A los 19, me enamoré por primera vez. Perdí algo más que tiempo y tranquilidad; me perdí a mí mismo. Cuando finalmente rompimos, me aferré al pasado con una fuerza absurda. Me dolía tanto la idea de perder lo que habíamos construido, que prefería no soltarlo, aunque fuera evidente que ya no quedaba nada que salvar.
La universidad fue otro campo de batalla mental. Quería ser ingeniero, pero una película sobre un arquitecto bohemio me convenció de que debía diseñar edificios imposibles. Fue la viva imagen lo que me sedujo, tan poderosa que ignoré otras opciones mucho más sensatas. Lo curioso es que, aunque me arrepiento de aquella elección, también aprendí a construir más que casas; construí historias, metáforas y puentes que, como este relato, cruzan desde lo irracional a lo racional, para llegar a lo íntimo.

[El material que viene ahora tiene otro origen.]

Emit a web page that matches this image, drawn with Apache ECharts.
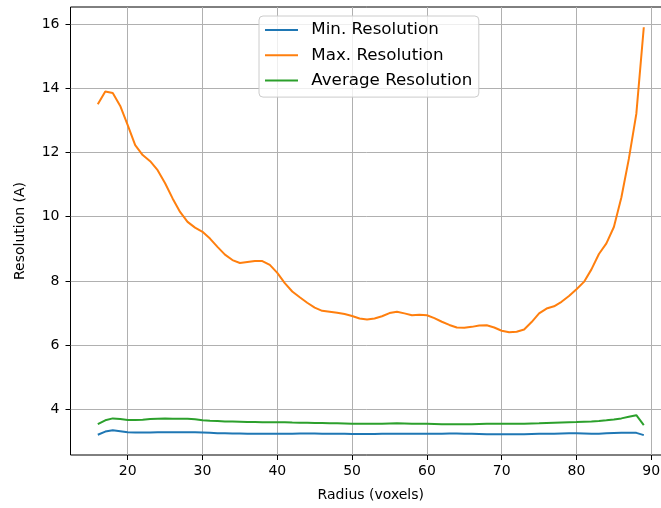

A los 30, trabajaba en una consultora. Cada proyecto parecía sencillo sobre el papel, pero siempre se alargaba semanas, a veces meses. Éramos víctimas de un optimismo desmedido: subestimábamos lo que realmente nos llevaría completar cada tarea. Por entonces, yo ya leía a Kahneman y comprendía cómo nuestra mente diseña escenarios futuros ideales que rara vez se ajustan a la realidad.
El peor error de mi vida sucedió a los 39. Invertí todos mis ahorros, unos 50 000 euros, en un negocio de drones porque llevaba años convencido de que era una gran idea. Mi entusiasmo me hizo buscar solo pruebas que confirmaran mi decisión y descartar las que advertían del riesgo. Perdí el dinero, pero obtuve una lección imborrable: la mente puede ser un aliado traicionero. Tal y como Wittgenstein resumió de una manera tan certera: «Nada es tan difícil como no engañarse a uno mismo».
Hoy, con 45 años, vivo entre decisiones que aún se tambalean entre el presente y el futuro indeterminado. Cada mañana, cuando tomo café y planeo el día, y luego, a lo largo de este, intento no dejarme arrastrar por mis impulsos. A veces lo consigo. En ese esfuerzo por comprender mis propias trampas mentales, he aprendido algo: la vida se construye entre lo inmediato y lo eterno, y aunque mi cerebro me engañe, el viaje merece la pena.
El viaje merece la pena, sin duda. Un fuerte abrazo.